Mr. RUBIN: Well, yes. That's absolutely right. However, I would assert a cautionary note with regard to the quality of U.S. intelligence here. First of all, I was held at gunpoint by the PKK in October of 2003 when I was driving in this area along the Iranian-Turkish-Iraqi borders. When I got back to the Pentagon, I was working for the Pentagon at the time, the response was, oh, we didn't know they were there. But everyone else knew they were there. The fact of the matter is we don't have actionable intelligence. If it means going in and telling them where they were 48 hours ago, that's one thing. But telling them where they are at the present, just doesn't happen.

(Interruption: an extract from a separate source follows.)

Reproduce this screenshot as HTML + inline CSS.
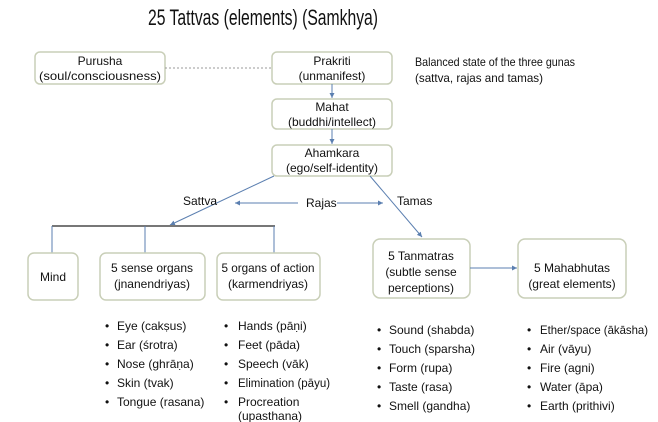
<!DOCTYPE html>
<html><head><meta charset="utf-8"><style>
html,body{margin:0;padding:0;background:#fff;}
svg{display:block;}
text{font-family:"Liberation Sans",sans-serif;fill:#111;}
.b{fill:#fff;stroke:#c9cfb8;stroke-width:1.5;}
.l{stroke:#5b7fb0;stroke-width:1;fill:none;}
.t{font-size:12px;}
</style></head><body>
<svg width="658" height="422" viewBox="0 0 658 422">
<defs><marker id="a" markerWidth="6" markerHeight="6" refX="5" refY="3" orient="auto"><path d="M0,0.5 L5,3 L0,5.5z" fill="#5b7fb0"/></marker></defs>
<text x="263" y="25" font-size="22" text-anchor="middle" textLength="230" lengthAdjust="spacingAndGlyphs">25 Tattvas (elements) (Samkhya)</text>

<rect class="b" x="35" y="52" width="130" height="32" rx="5"/>
<rect class="b" x="272" y="52" width="120" height="32" rx="5"/>
<rect class="b" x="272" y="99" width="120" height="30" rx="5"/>
<rect class="b" x="272" y="145" width="120" height="31" rx="5"/>
<line x1="165" y1="68" x2="272" y2="68" stroke="#999" stroke-dasharray="2,2"/>
<text class="t" x="100" y="65" text-anchor="middle">Purusha</text>
<text class="t" x="100" y="80" text-anchor="middle" textLength="122" lengthAdjust="spacingAndGlyphs">(soul/consciousness)</text>
<text class="t" x="332" y="65" text-anchor="middle">Prakriti</text>
<text class="t" x="332" y="80" text-anchor="middle">(unmanifest)</text>
<text class="t" x="415" y="66" textLength="160" lengthAdjust="spacingAndGlyphs">Balanced state of the three gunas</text>
<text class="t" x="415" y="82" textLength="128" lengthAdjust="spacingAndGlyphs">(sattva, rajas and tamas)</text>
<text class="t" x="332" y="111" text-anchor="middle">Mahat</text>
<text class="t" x="332" y="126" text-anchor="middle">(buddhi/intellect)</text>
<text class="t" x="332" y="157" text-anchor="middle">Ahamkara</text>
<text class="t" x="332" y="172" text-anchor="middle" textLength="92" lengthAdjust="spacingAndGlyphs">(ego/self-identity)</text>
<line class="l" x1="332" y1="84" x2="332" y2="98" marker-end="url(#a)"/>
<line class="l" x1="332" y1="129" x2="332" y2="144" marker-end="url(#a)"/>

<line class="l" x1="274" y1="176" x2="170" y2="225" marker-end="url(#a)"/>
<line class="l" x1="370" y1="176" x2="422" y2="237" marker-end="url(#a)"/>
<text class="t" x="183" y="205">Sattva</text>
<text class="t" x="397" y="205">Tamas</text>
<text class="t" x="306" y="207">Rajas</text>
<line class="l" x1="298" y1="203" x2="235" y2="203" marker-end="url(#a)"/>
<line class="l" x1="337" y1="203" x2="383" y2="203" marker-end="url(#a)"/>

<line x1="52" y1="226" x2="275" y2="226" stroke="#777" stroke-width="2"/>
<line class="l" x1="52" y1="226" x2="52" y2="253"/>
<line class="l" x1="145" y1="226" x2="145" y2="253"/>
<line class="l" x1="274" y1="226" x2="274" y2="253"/>

<rect class="b" x="28" y="253" width="50" height="47" rx="6"/>
<rect class="b" x="100" y="253" width="105" height="47" rx="6"/>
<rect class="b" x="217" y="253" width="103" height="47" rx="6"/>
<rect class="b" x="373" y="239" width="97" height="59" rx="7"/>
<rect class="b" x="518" y="239" width="108" height="59" rx="7"/>
<line class="l" x1="470" y1="268" x2="517" y2="268" marker-end="url(#a)"/>
<text class="t" x="53" y="281" text-anchor="middle">Mind</text>
<text class="t" x="152" y="272" text-anchor="middle">5 sense organs</text>
<text class="t" x="152" y="288" text-anchor="middle">(jnanendriyas)</text>
<text class="t" x="268" y="272" text-anchor="middle" textLength="93" lengthAdjust="spacingAndGlyphs">5 organs of action</text>
<text class="t" x="268" y="288" text-anchor="middle">(karmendriyas)</text>
<text class="t" x="421" y="260" text-anchor="middle">5 Tanmatras</text>
<text class="t" x="421" y="276" text-anchor="middle">(subtle sense</text>
<text class="t" x="421" y="292" text-anchor="middle">perceptions)</text>
<text class="t" x="572" y="272" text-anchor="middle">5 Mahabhutas</text>
<text class="t" x="572" y="288" text-anchor="middle">(great elements)</text>

<g>
<text class="t" x="105" y="330">•</text><text class="t" x="117" y="330">Eye (cakṣus)</text>
<text class="t" x="105" y="349">•</text><text class="t" x="117" y="349">Ear (śrotra)</text>
<text class="t" x="105" y="368">•</text><text class="t" x="117" y="368">Nose (ghrāṇa)</text>
<text class="t" x="105" y="387">•</text><text class="t" x="117" y="387">Skin (tvak)</text>
<text class="t" x="105" y="406">•</text><text class="t" x="117" y="406">Tongue (rasana)</text>

<text class="t" x="224" y="330">•</text><text class="t" x="238" y="330">Hands (pāṇi)</text>
<text class="t" x="224" y="349">•</text><text class="t" x="238" y="349">Feet (pāda)</text>
<text class="t" x="224" y="368">•</text><text class="t" x="238" y="368">Speech (vāk)</text>
<text class="t" x="224" y="387">•</text><text x="238" y="387" font-size="11.5">Elimination (pāyu)</text>
<text class="t" x="224" y="406">•</text><text class="t" x="238" y="406">Procreation</text>
<text class="t" x="238" y="420">(upasthana)</text>

<text class="t" x="377" y="334">•</text><text class="t" x="389" y="334">Sound (shabda)</text>
<text class="t" x="377" y="353">•</text><text class="t" x="389" y="353">Touch (sparsha)</text>
<text class="t" x="377" y="372">•</text><text class="t" x="389" y="372">Form (rupa)</text>
<text class="t" x="377" y="391">•</text><text class="t" x="389" y="391">Taste (rasa)</text>
<text class="t" x="377" y="410">•</text><text class="t" x="389" y="410">Smell (gandha)</text>

<text class="t" x="527" y="334">•</text><text class="t" x="540" y="334" textLength="108" lengthAdjust="spacingAndGlyphs">Ether/space (ākāsha)</text>
<text class="t" x="527" y="353">•</text><text class="t" x="540" y="353">Air (vāyu)</text>
<text class="t" x="527" y="372">•</text><text class="t" x="540" y="372">Fire (agni)</text>
<text class="t" x="527" y="391">•</text><text class="t" x="540" y="391">Water (āpa)</text>
<text class="t" x="527" y="410">•</text><text class="t" x="540" y="410">Earth (prithivi)</text>
</g>
</svg>
</body></html>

We also don't have many troops in Iraqi Kurdistan. The Kurds' main complaint with this last attack is that we control the airspace over Iraq and therefore, the Turks violated the airspace. Either we gave them permission or we didn't. But either way, it's not an excuse for the Kurds.
Now, we're not worried about coming into conflict with Turkish troops if they come in because, again, we don't have many troops there. The main policy concern in Washington, and the reason why the Pentagon and the State Department want to avoid this getting out of control, is that the Turks come and say they are chasing terrorists, even if we agree that the Turks are chasing terrorists then the Iranians might come in anywhere along the border and say they're chasing terrorist too, and that could lead into a quick escalation of conflict.
CONAN: And just to throw another spanner into the works, the United States very dependent on the airbase Incirlik in Turkey, a NATO base. But the Turks have threatened before that if the United States did not cooperate maybe Incirlik would be close to the United States - very important to supporting U.S. activities, not just in Iraq, but Afghanistan, too.
Mr. RUBIN: Absolutely.
CONAN: Thanks very much, Michael Rubin.
Mr. RUBIN: Thank you.
CONAN: Michael Rubin, a resident fellow at the American Enterprise Institute in Washington, frequent visitor to Turkey and to Iraqi Kurdistan, with us here in Studio 3A.